1. Business Observability Topology: Visualizing 35 Business Flows on One Screen
The strength of the Business Observability Topology lies in its intuitive “route map” metaphor. Bonree ONE displays the real-time health status of 35 business transaction flows in the next-generation centralized trading system.
Each business flow is represented as a line.
The red/green status of each node directly reflects its health.
Any flow showing a “red light” becomes immediately visible.
This serves as the primary dashboard for Level 1 operations teams. Before and during trading hours, operators can identify problematic flows within seconds, without waiting for alerts to flood in. Once an abnormal flow is detected, Level 1 teams can perform rapid preliminary analysis and narrow down the affected scope.

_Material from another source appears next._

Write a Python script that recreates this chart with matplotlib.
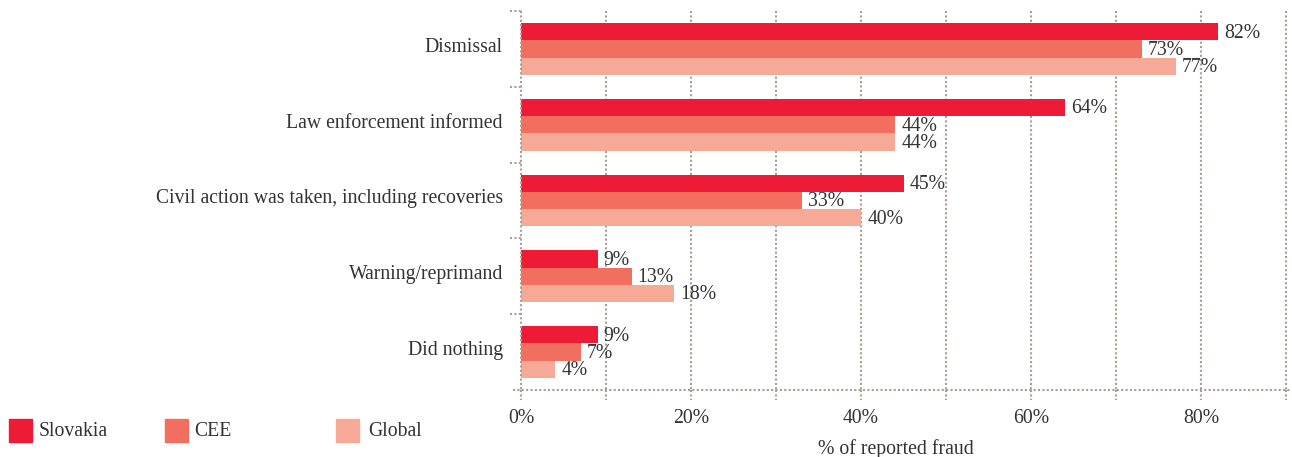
import numpy as np
import matplotlib
matplotlib.use("Agg")
import matplotlib.pyplot as plt
from matplotlib.patches import Rectangle
import matplotlib.transforms as mtransforms

# responses to fraud, share of reported cases
actions = ["Dismissal", "Law enforcement informed",
           "Civil action was taken, including recoveries",
           "Warning/reprimand", "Did nothing"]
slovakia = [82, 64, 45, 9, 9]
cee = [73, 44, 33, 13, 7]
global_ = [77, 44, 40, 18, 4]
series_names = ["Slovakia", "CEE", "Global"]
xticks = [0, 20, 40, 60, 80]

colors = ["#ED1B36", "#F26E5F", "#F7A997"]
grid_col = "#A89E95"
text_col = "#333333"
dotted = (0, (1, 1.1))
fs = 14.2

plt.rcParams["font.family"] = ["Liberation Serif", "DejaVu Serif"]
plt.rcParams["font.size"] = fs
plt.rcParams["text.color"] = text_col

W, H = 1292, 457
fig = plt.figure(figsize=(W / 100, H / 100), dpi=100)
ax = fig.add_axes([521 / W, 1 - 390 / H, (1286 - 521) / W, (390 - 11) / H])

y = np.arange(len(actions))
h = 0.228
for k, (vals, col) in enumerate(zip([slovakia, cee, global_], colors)):
    pos = y + (k - 1) * h
    ax.barh(pos, vals, height=h, color=col, zorder=2)
    for p, v in zip(pos, vals):
        ax.annotate(f"{v}%", (v, p), xytext=(4.5, -1), textcoords="offset points",
                    va="center", ha="left", fontsize=fs, color=text_col, zorder=4)

ax.set_xlim(0, 90)
ax.set_ylim(len(actions) - 0.5, -0.5)
for s in ax.spines.values():
    s.set_visible(False)

# dotted grid, left edge drawn over the bars
for x in range(0, 91, 10):
    ax.plot([x, x], [-0.5, len(actions) - 0.5], color=grid_col, lw=1.5,
            ls=dotted, zorder=5 if x == 0 else 1, clip_on=False)

# bottom axis line and ticks
xt = mtransforms.blended_transform_factory(ax.transData, ax.transAxes)
ax.plot([-1.0, 90.5], [0, 0], transform=xt, color=grid_col, lw=1.5, ls=dotted, clip_on=False)
for x in range(0, 91, 10):
    ax.plot([x, x], [0, -0.027], transform=xt, color=grid_col, lw=1.5, ls=dotted, clip_on=False)

# short ticks between groups on the left
yt = mtransforms.blended_transform_factory(ax.transAxes, ax.transData)
for b in np.arange(-0.5, len(actions) - 1, 1.0):
    ax.plot([-0.014, 0], [b, b], transform=yt, color=grid_col, lw=1.5, ls=dotted, clip_on=False)

ax.set_yticks(y)
ax.set_yticklabels(actions)
ax.set_xticks(xticks)
ax.set_xticklabels([f"{t}%" for t in xticks])
ax.tick_params(axis="y", length=0, pad=13, labelsize=fs, labelcolor=text_col)
ax.tick_params(axis="x", length=0, pad=14, labelsize=fs, labelcolor=text_col)

# category names sit a little above the group centre
shift = mtransforms.ScaledTranslation(0, 4 / 100, fig.dpi_scale_trans)
for lab in ax.get_yticklabels():
    lab.set_transform(lab.get_transform() + shift)

fig.text(896 / W, 1 - 449 / H, "% of reported fraud", ha="center", va="center",
         fontsize=fs, color=text_col)

# legend
for x0, tx, name, col in zip([9, 165, 336], [39, 194, 368], series_names, colors):
    fig.patches.append(Rectangle((x0 / W, 1 - 442 / H), 23 / W, 23 / H,
                                 transform=fig.transFigure, color=col, figure=fig))
    fig.text(tx / W, 1 - 431 / H, name, ha="left", va="center", fontsize=fs, color=text_col)

fig.savefig("out.png", dpi=100)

2. A Three-Layer Observability Framework: From Symptoms to Root Cause
After a problem is identified in the Business Observability Topology, where should the investigation go next? Bonree ONE organizes its observability capabilities into three progressive layers, with increasingly detailed evidence at each level.
Layer 1
Core Business Flow Analysis
Answering the question: “Is this business flow operating normally overall?”
This layer includes:
Deployment topology: Which services and nodes make up the flow.
Service performance overview: Key performance indicators in a single view.
Function-level health dashboard: Health status displayed by business function.
By drilling down from the Business Observability Topology into this layer, Level 1 operators can quickly identify which segment of the flow and which service is causing the issue.

Layer 2
Service Operation Analysis
Answering the question: “Why did this happen, and how was it handled before?”
This layer correlates three critical contexts:
Change correlation: What was recently changed in this flow.
Knowledge correlation: How similar incidents were resolved historically.
Runbook correlation: Whether an existing emergency procedure can be applied.
In many incidents, the answer is hidden in the most recent change. Presenting these contexts together significantly improves troubleshooting efficiency.
Layer 3
Observability Services
Providing the lowest-level evidence for deep root-cause analysis:
Distributed tracing
Log analysis
Metrics analysis
When a problem requires thorough investigation, this layer allows engineers to trace the issue down to specific call chains, log entries, and metric curves, producing definitive conclusions.

3. Summary
In practice, the workflow becomes straightforward:
Level 1 operations monitor the Business Observability Topology. If a business flow turns red, they can identify it within seconds.
By opening Core Business Flow Analysis, they can review the deployment topology and service performance overview to determine which segment and which service is abnormal.
They then check change correlation. In many cases, the root cause is the latest deployment or configuration change, enabling rapid localization.
For truly complex cases that require deep investigation, Level 2 teams continue the analysis through distributed traces, logs, and metrics until they pinpoint the exact call chain and error line.
From “seeing a red light” to “identifying the exact line of failure,” every step is driven by the same topology and the same underlying data. Instead of starting incident response with “everyone, please investigate,” engineers already have concrete entry points and evidence at each stage.
That is the value of Bonree ONE’s three-layer observability framework for mission-critical business flows: turning troubleshooting from reactive firefighting into a structured, evidence-driven process.